#### [What the task requires]
Write out the listing below in full and exactly, leaving out every picture.

#### [Information provided]

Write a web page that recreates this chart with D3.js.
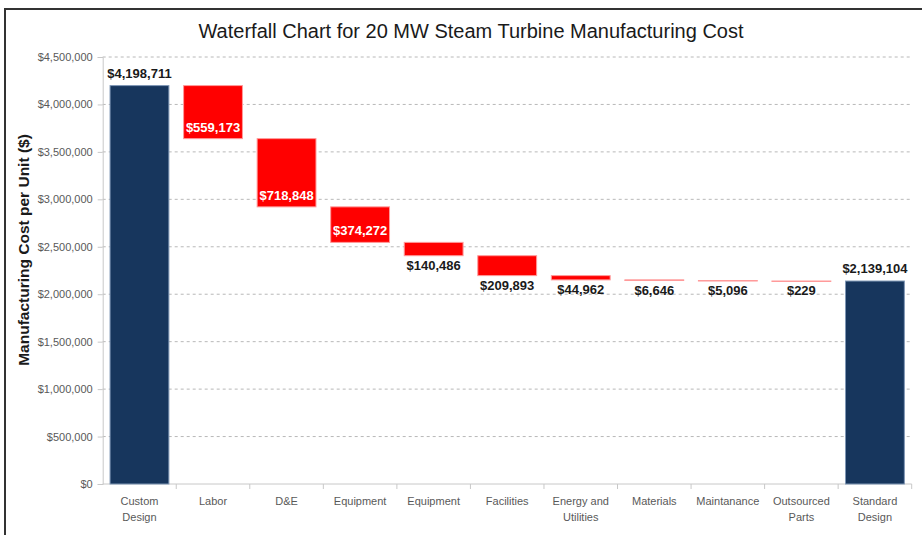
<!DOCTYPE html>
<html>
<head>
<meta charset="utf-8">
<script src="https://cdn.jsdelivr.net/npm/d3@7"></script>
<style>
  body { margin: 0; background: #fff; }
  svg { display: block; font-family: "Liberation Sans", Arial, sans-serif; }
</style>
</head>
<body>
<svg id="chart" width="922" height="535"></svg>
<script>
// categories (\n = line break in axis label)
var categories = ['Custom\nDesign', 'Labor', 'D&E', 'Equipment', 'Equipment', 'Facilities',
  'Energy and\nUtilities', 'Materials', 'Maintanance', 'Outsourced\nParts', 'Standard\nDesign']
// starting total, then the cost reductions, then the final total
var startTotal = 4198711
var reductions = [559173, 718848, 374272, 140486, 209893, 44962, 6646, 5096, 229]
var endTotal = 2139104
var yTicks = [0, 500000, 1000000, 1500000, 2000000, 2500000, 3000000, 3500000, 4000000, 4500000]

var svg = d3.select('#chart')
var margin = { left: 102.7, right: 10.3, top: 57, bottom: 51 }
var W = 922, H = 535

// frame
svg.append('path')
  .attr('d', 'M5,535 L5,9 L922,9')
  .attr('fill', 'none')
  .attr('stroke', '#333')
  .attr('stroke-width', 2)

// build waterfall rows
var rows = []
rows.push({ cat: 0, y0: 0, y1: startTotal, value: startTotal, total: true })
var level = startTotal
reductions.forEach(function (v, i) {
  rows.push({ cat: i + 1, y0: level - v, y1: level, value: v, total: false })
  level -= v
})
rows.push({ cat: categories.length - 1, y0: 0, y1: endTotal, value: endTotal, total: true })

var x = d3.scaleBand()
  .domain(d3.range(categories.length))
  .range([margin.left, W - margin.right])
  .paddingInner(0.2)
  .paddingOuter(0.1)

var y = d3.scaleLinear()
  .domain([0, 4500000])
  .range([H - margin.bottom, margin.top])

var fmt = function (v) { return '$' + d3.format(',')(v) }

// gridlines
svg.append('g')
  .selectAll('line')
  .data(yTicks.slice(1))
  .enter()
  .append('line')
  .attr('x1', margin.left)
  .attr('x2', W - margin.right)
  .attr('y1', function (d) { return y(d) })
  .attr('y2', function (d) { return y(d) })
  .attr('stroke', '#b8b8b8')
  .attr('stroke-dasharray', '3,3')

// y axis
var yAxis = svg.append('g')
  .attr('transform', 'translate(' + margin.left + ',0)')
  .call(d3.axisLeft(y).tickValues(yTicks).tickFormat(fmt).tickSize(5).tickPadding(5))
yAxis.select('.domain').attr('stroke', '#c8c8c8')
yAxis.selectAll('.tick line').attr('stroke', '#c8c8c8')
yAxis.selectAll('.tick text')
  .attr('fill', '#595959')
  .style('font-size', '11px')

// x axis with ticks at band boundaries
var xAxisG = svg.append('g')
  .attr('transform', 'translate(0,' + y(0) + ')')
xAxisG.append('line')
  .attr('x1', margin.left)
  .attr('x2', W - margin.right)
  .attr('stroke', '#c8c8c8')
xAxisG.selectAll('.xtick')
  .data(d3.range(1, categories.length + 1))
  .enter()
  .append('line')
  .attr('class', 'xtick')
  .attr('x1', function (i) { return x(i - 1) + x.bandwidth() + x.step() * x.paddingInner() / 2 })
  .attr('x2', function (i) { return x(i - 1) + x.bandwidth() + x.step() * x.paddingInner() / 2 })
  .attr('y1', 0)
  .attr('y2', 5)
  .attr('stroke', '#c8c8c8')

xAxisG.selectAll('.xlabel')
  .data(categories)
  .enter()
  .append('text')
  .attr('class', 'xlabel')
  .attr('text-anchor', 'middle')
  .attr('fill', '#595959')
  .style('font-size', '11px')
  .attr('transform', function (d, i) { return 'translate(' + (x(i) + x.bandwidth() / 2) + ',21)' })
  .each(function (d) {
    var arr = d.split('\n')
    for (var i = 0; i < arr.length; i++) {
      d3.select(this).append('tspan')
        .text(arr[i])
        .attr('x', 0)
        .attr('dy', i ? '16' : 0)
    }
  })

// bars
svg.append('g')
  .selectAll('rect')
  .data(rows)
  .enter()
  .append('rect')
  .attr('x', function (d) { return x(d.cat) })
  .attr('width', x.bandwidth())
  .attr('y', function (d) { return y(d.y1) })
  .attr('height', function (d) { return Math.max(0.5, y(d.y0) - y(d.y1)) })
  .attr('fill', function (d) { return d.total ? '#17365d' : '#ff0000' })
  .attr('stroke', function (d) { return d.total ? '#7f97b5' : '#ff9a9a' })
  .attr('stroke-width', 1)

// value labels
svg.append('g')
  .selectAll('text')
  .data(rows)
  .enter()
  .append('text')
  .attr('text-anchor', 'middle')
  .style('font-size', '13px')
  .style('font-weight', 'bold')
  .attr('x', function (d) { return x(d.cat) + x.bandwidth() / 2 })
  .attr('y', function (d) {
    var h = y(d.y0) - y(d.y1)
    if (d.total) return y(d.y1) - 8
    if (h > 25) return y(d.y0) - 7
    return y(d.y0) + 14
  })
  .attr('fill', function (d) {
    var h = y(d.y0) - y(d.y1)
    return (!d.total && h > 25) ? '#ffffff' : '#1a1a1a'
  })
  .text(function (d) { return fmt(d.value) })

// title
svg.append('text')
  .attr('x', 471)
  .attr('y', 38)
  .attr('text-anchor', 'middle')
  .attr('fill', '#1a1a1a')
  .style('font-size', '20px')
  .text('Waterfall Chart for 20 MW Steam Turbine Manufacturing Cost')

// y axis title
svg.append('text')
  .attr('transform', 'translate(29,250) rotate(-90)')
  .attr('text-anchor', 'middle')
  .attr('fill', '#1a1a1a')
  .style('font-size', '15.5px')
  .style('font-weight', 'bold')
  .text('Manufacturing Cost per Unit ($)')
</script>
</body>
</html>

#### [Solution to this exercise]
Write a web page that recreates this chart with D3.js.
<!DOCTYPE html>
<html>
<head>
<meta charset="utf-8">
<script src="https://cdn.jsdelivr.net/npm/d3@7"></script>
<style>
  body { margin: 0; background: #fff; }
  svg { display: block; font-family: "Liberation Sans", Arial, sans-serif; }
</style>
</head>
<body>
<svg id="chart" width="922" height="535"></svg>
<script>
// categories (\n = line break in axis label)
var categories = ['Custom\nDesign', 'Labor', 'D&E', 'Equipment', 'Equipment', 'Facilities',
  'Energy and\nUtilities', 'Materials', 'Maintanance', 'Outsourced\nParts', 'Standard\nDesign']
// starting total, then the cost reductions, then the final total
var startTotal = 4198711
var reductions = [559173, 718848, 374272, 140486, 209893, 44962, 6646, 5096, 229]
var endTotal = 2139104
var yTicks = [0, 500000, 1000000, 1500000, 2000000, 2500000, 3000000, 3500000, 4000000, 4500000]

var svg = d3.select('#chart')
var margin = { left: 102.7, right: 10.3, top: 57, bottom: 51 }
var W = 922, H = 535

// frame
svg.append('path')
  .attr('d', 'M5,535 L5,9 L922,9')
  .attr('fill', 'none')
  .attr('stroke', '#333')
  .attr('stroke-width', 2)

// build waterfall rows
var rows = []
rows.push({ cat: 0, y0: 0, y1: startTotal, value: startTotal, total: true })
var level = startTotal
reductions.forEach(function (v, i) {
  rows.push({ cat: i + 1, y0: level - v, y1: level, value: v, total: false })
  level -= v
})
rows.push({ cat: categories.length - 1, y0: 0, y1: endTotal, value: endTotal, total: true })

var x = d3.scaleBand()
  .domain(d3.range(categories.length))
  .range([margin.left, W - margin.right])
  .paddingInner(0.2)
  .paddingOuter(0.1)

var y = d3.scaleLinear()
  .domain([0, 4500000])
  .range([H - margin.bottom, margin.top])

var fmt = function (v) { return '$' + d3.format(',')(v) }

// gridlines
svg.append('g')
  .selectAll('line')
  .data(yTicks.slice(1))
  .enter()
  .append('line')
  .attr('x1', margin.left)
  .attr('x2', W - margin.right)
  .attr('y1', function (d) { return y(d) })
  .attr('y2', function (d) { return y(d) })
  .attr('stroke', '#b8b8b8')
  .attr('stroke-dasharray', '3,3')

// y axis
var yAxis = svg.append('g')
  .attr('transform', 'translate(' + margin.left + ',0)')
  .call(d3.axisLeft(y).tickValues(yTicks).tickFormat(fmt).tickSize(5).tickPadding(5))
yAxis.select('.domain').attr('stroke', '#c8c8c8')
yAxis.selectAll('.tick line').attr('stroke', '#c8c8c8')
yAxis.selectAll('.tick text')
  .attr('fill', '#595959')
  .style('font-size', '11px')

// x axis with ticks at band boundaries
var xAxisG = svg.append('g')
  .attr('transform', 'translate(0,' + y(0) + ')')
xAxisG.append('line')
  .attr('x1', margin.left)
  .attr('x2', W - margin.right)
  .attr('stroke', '#c8c8c8')
xAxisG.selectAll('.xtick')
  .data(d3.range(1, categories.length + 1))
  .enter()
  .append('line')
  .attr('class', 'xtick')
  .attr('x1', function (i) { return x(i - 1) + x.bandwidth() + x.step() * x.paddingInner() / 2 })
  .attr('x2', function (i) { return x(i - 1) + x.bandwidth() + x.step() * x.paddingInner() / 2 })
  .attr('y1', 0)
  .attr('y2', 5)
  .attr('stroke', '#c8c8c8')

xAxisG.selectAll('.xlabel')
  .data(categories)
  .enter()
  .append('text')
  .attr('class', 'xlabel')
  .attr('text-anchor', 'middle')
  .attr('fill', '#595959')
  .style('font-size', '11px')
  .attr('transform', function (d, i) { return 'translate(' + (x(i) + x.bandwidth() / 2) + ',21)' })
  .each(function (d) {
    var arr = d.split('\n')
    for (var i = 0; i < arr.length; i++) {
      d3.select(this).append('tspan')
        .text(arr[i])
        .attr('x', 0)
        .attr('dy', i ? '16' : 0)
    }
  })

// bars
svg.append('g')
  .selectAll('rect')
  .data(rows)
  .enter()
  .append('rect')
  .attr('x', function (d) { return x(d.cat) })
  .attr('width', x.bandwidth())
  .attr('y', function (d) { return y(d.y1) })
  .attr('height', function (d) { return Math.max(0.5, y(d.y0) - y(d.y1)) })
  .attr('fill', function (d) { return d.total ? '#17365d' : '#ff0000' })
  .attr('stroke', function (d) { return d.total ? '#7f97b5' : '#ff9a9a' })
  .attr('stroke-width', 1)

// value labels
svg.append('g')
  .selectAll('text')
  .data(rows)
  .enter()
  .append('text')
  .attr('text-anchor', 'middle')
  .style('font-size', '13px')
  .style('font-weight', 'bold')
  .attr('x', function (d) { return x(d.cat) + x.bandwidth() / 2 })
  .attr('y', function (d) {
    var h = y(d.y0) - y(d.y1)
    if (d.total) return y(d.y1) - 8
    if (h > 25) return y(d.y0) - 7
    return y(d.y0) + 14
  })
  .attr('fill', function (d) {
    var h = y(d.y0) - y(d.y1)
    return (!d.total && h > 25) ? '#ffffff' : '#1a1a1a'
  })
  .text(function (d) { return fmt(d.value) })

// title
svg.append('text')
  .attr('x', 471)
  .attr('y', 38)
  .attr('text-anchor', 'middle')
  .attr('fill', '#1a1a1a')
  .style('font-size', '20px')
  .text('Waterfall Chart for 20 MW Steam Turbine Manufacturing Cost')

// y axis title
svg.append('text')
  .attr('transform', 'translate(29,250) rotate(-90)')
  .attr('text-anchor', 'middle')
  .attr('fill', '#1a1a1a')
  .style('font-size', '15.5px')
  .style('font-weight', 'bold')
  .text('Manufacturing Cost per Unit ($)')
</script>
</body>
</html>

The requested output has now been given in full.